200900702/2/H1.
Datum uitspraak: 19 maart 2009
AFDELING
BESTUURSRECHTSPRAAK
Uitspraak van de voorzitter van de Afdeling bestuursrechtspraak van de Raad van State op de verzoeken om het treffen van een voorlopige voorziening (artikel 8:81 van de Algemene wet bestuursrecht) hangende het hoger beroep van onder meer:
[verzoekers], allen wonend te [woonplaats],
tegen de uitspraak van de rechtbank 's-Gravenhage van 15 december 2008 in zaken nrs. 08/7154 en 08/7153 in het geding tussen:
het college van burgemeester en wethouders van Schoonhoven.
Bij besluit van 26 juni 2007 heeft het college van burgemeester en wethouders van Schoonhoven (hierna: het college) aan [vergunninghoudster] bouwvergunning verleend voor het oprichten van tien eengezinswoningen op de percelen aan de Koninginnekruid en de Waterviolier, kadastraal bekend gemeente Schoonhoven, sectie E, nummer 1095, 1096 en 1099.
Bij besluit van 20 augustus 2008 heeft het college het door [verzoekers] daartegen gemaakte bezwaar gedeeltelijk gegrond verklaard, dat besluit herroepen en vrijstelling en bouwvergunning verleend voor het desbetreffende bouwplan.
Bij uitspraak van 15 december 2008, verzonden op 16 december 2008, heeft de rechtbank 's-Gravenhage (hierna: de rechtbank) het door [verzoekers] daartegen ingestelde beroep ongegrond verklaard.
Tegen deze uitspraak hebben [verzoekers] bij brief, bij de Raad van State ingekomen op 26 januari 2009, hoger beroep ingesteld. Voorts
hebben zij de voorzitter verzocht een voorlopige voorziening te treffen.
De voorzitter heeft het verzoek ter zitting behandeld op 12 maart 2009, waar [3 verzoekers] in persoon en het college, vertegenwoordigd door drs. C.L. Mes en J. Kok, beiden ambtenaar in dienst van de gemeente, zijn verschenen.
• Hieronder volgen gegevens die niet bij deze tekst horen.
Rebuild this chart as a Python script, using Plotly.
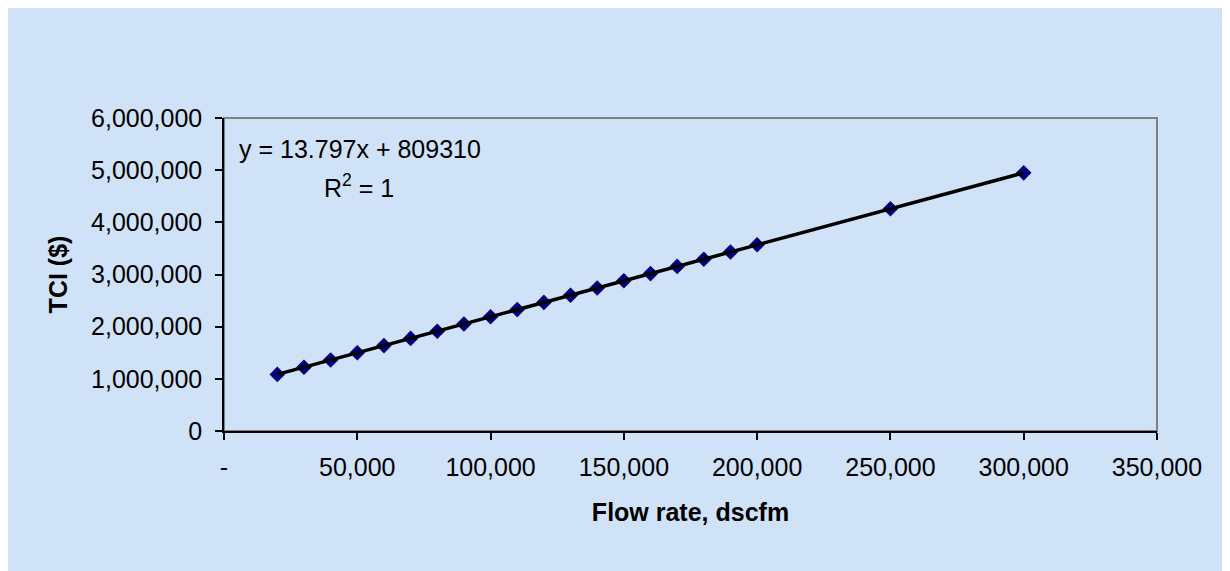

Voorts is daar [vergunninghoudster], vertegenwoordigd door mr. M.Y.C.L. de Wit, advocaat te Rotterdam, en ing. J. van der Bas, gehoord.
2.1. [verzoekers] hebben de voorzitter verzocht het besluit van 20 augustus 2008 te schorsen. Als spoedeisend belang dat daartoe noopt hebben zij aangevoerd dat zonder zodanige voorziening in april 2009 met de bouw van de woningen een aanvang zal worden gemaakt en daarmee onomkeerbare omstandigheden in het leven worden geroepen.
2.2. Ter zitting is zijdens [vergunninghoudster] medegedeeld dat twee van de tien woningen schriftelijk zijn verkocht, voor vier andere belangstelling bestaat en met de bouw eerst zal worden begonnen, wanneer er zeven zijn verkocht.
2.3. Nu dat nog niet het geval is en derhalve niet aannemelijk is dat op korte termijn met de bouw zal worden begonnen, is van spoedeisend belang bij de verzochte voorziening niet gebleken en dient het verzoek reeds om die reden te worden afgewezen.
2.4. Voor een proceskostenveroordeling bestaat geen aanleiding.
De voorzitter van de Afdeling bestuursrechtspraak van de Raad van State:
Aldus vastgesteld door mr. R.W.L. Loeb, als voorzitter, in tegenwoordigheid van mr. T. van Goeverden-Clarenbeek, ambtenaar van Staat.